§ DATA SHOWN

— start —

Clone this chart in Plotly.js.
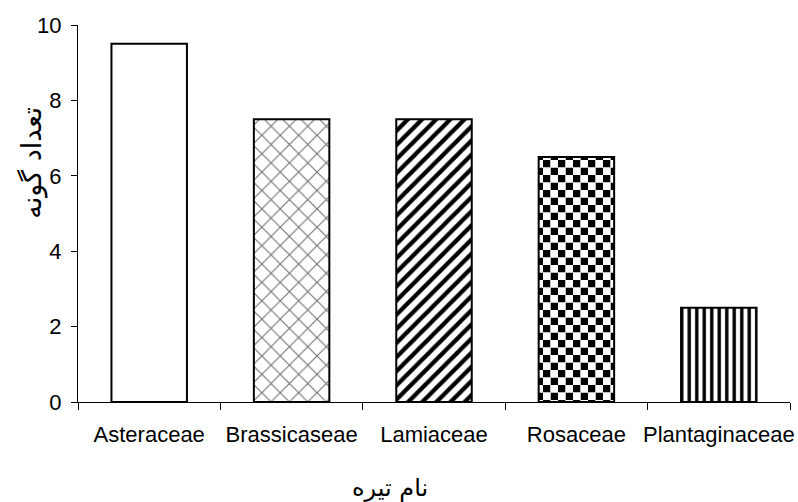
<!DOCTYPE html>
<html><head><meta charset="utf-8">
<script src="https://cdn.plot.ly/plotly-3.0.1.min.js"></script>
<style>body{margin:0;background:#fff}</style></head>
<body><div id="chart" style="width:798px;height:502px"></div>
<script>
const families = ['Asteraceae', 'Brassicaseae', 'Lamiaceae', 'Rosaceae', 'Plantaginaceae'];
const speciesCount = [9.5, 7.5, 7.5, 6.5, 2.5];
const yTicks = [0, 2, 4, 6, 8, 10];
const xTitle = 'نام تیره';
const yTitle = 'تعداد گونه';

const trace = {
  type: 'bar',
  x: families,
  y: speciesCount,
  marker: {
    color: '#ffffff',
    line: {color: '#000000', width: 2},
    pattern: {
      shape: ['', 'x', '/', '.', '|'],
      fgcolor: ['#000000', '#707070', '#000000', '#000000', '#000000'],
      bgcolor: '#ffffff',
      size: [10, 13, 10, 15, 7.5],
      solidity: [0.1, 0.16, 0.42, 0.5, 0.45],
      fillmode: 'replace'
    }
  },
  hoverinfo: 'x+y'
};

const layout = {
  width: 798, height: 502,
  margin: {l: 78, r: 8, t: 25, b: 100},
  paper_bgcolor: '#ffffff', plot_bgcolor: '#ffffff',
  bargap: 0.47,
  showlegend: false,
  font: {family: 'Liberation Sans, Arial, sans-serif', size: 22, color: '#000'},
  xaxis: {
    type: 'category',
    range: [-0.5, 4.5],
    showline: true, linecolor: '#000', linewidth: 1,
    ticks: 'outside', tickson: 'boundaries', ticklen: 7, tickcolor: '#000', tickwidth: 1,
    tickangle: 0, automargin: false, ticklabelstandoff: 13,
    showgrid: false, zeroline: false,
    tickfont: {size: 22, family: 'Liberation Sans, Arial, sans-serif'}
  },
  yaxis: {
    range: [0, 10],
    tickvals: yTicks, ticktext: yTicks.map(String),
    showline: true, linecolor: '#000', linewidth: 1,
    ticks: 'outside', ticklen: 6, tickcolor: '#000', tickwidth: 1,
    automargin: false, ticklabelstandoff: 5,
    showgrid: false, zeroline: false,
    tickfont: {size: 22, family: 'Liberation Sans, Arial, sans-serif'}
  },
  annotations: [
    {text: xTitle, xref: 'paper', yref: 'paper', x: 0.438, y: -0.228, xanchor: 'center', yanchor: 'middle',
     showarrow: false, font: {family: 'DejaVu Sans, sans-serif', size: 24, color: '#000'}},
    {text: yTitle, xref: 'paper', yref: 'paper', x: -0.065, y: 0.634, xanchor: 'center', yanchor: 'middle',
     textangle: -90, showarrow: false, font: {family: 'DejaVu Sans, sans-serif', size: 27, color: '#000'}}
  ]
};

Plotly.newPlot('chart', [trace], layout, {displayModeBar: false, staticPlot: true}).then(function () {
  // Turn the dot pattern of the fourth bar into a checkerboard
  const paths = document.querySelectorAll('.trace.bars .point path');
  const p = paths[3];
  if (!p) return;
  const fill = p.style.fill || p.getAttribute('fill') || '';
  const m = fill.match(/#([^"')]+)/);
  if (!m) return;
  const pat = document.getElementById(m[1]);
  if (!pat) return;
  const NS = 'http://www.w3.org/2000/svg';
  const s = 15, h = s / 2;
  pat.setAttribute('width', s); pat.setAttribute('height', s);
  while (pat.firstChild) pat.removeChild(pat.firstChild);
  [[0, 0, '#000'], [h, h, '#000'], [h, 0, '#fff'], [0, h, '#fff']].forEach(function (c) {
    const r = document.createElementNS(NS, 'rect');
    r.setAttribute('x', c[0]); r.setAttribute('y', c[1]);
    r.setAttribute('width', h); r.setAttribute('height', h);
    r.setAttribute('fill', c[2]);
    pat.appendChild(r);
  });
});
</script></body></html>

— end —

§ WHAT YOU NEED TO DO
Quote in full the listing given above; the images are to be left out.

§ THE ANSWER
Clone this chart in Plotly.js.
<!DOCTYPE html>
<html><head><meta charset="utf-8">
<script src="https://cdn.plot.ly/plotly-3.0.1.min.js"></script>
<style>body{margin:0;background:#fff}</style></head>
<body><div id="chart" style="width:798px;height:502px"></div>
<script>
const families = ['Asteraceae', 'Brassicaseae', 'Lamiaceae', 'Rosaceae', 'Plantaginaceae'];
const speciesCount = [9.5, 7.5, 7.5, 6.5, 2.5];
const yTicks = [0, 2, 4, 6, 8, 10];
const xTitle = 'نام تیره';
const yTitle = 'تعداد گونه';

const trace = {
  type: 'bar',
  x: families,
  y: speciesCount,
  marker: {
    color: '#ffffff',
    line: {color: '#000000', width: 2},
    pattern: {
      shape: ['', 'x', '/', '.', '|'],
      fgcolor: ['#000000', '#707070', '#000000', '#000000', '#000000'],
      bgcolor: '#ffffff',
      size: [10, 13, 10, 15, 7.5],
      solidity: [0.1, 0.16, 0.42, 0.5, 0.45],
      fillmode: 'replace'
    }
  },
  hoverinfo: 'x+y'
};

const layout = {
  width: 798, height: 502,
  margin: {l: 78, r: 8, t: 25, b: 100},
  paper_bgcolor: '#ffffff', plot_bgcolor: '#ffffff',
  bargap: 0.47,
  showlegend: false,
  font: {family: 'Liberation Sans, Arial, sans-serif', size: 22, color: '#000'},
  xaxis: {
    type: 'category',
    range: [-0.5, 4.5],
    showline: true, linecolor: '#000', linewidth: 1,
    ticks: 'outside', tickson: 'boundaries', ticklen: 7, tickcolor: '#000', tickwidth: 1,
    tickangle: 0, automargin: false, ticklabelstandoff: 13,
    showgrid: false, zeroline: false,
    tickfont: {size: 22, family: 'Liberation Sans, Arial, sans-serif'}
  },
  yaxis: {
    range: [0, 10],
    tickvals: yTicks, ticktext: yTicks.map(String),
    showline: true, linecolor: '#000', linewidth: 1,
    ticks: 'outside', ticklen: 6, tickcolor: '#000', tickwidth: 1,
    automargin: false, ticklabelstandoff: 5,
    showgrid: false, zeroline: false,
    tickfont: {size: 22, family: 'Liberation Sans, Arial, sans-serif'}
  },
  annotations: [
    {text: xTitle, xref: 'paper', yref: 'paper', x: 0.438, y: -0.228, xanchor: 'center', yanchor: 'middle',
     showarrow: false, font: {family: 'DejaVu Sans, sans-serif', size: 24, color: '#000'}},
    {text: yTitle, xref: 'paper', yref: 'paper', x: -0.065, y: 0.634, xanchor: 'center', yanchor: 'middle',
     textangle: -90, showarrow: false, font: {family: 'DejaVu Sans, sans-serif', size: 27, color: '#000'}}
  ]
};

Plotly.newPlot('chart', [trace], layout, {displayModeBar: false, staticPlot: true}).then(function () {
  // Turn the dot pattern of the fourth bar into a checkerboard
  const paths = document.querySelectorAll('.trace.bars .point path');
  const p = paths[3];
  if (!p) return;
  const fill = p.style.fill || p.getAttribute('fill') || '';
  const m = fill.match(/#([^"')]+)/);
  if (!m) return;
  const pat = document.getElementById(m[1]);
  if (!pat) return;
  const NS = 'http://www.w3.org/2000/svg';
  const s = 15, h = s / 2;
  pat.setAttribute('width', s); pat.setAttribute('height', s);
  while (pat.firstChild) pat.removeChild(pat.firstChild);
  [[0, 0, '#000'], [h, h, '#000'], [h, 0, '#fff'], [0, h, '#fff']].forEach(function (c) {
    const r = document.createElementNS(NS, 'rect');
    r.setAttribute('x', c[0]); r.setAttribute('y', c[1]);
    r.setAttribute('width', h); r.setAttribute('height', h);
    r.setAttribute('fill', c[2]);
    pat.appendChild(r);
  });
});
</script></body></html>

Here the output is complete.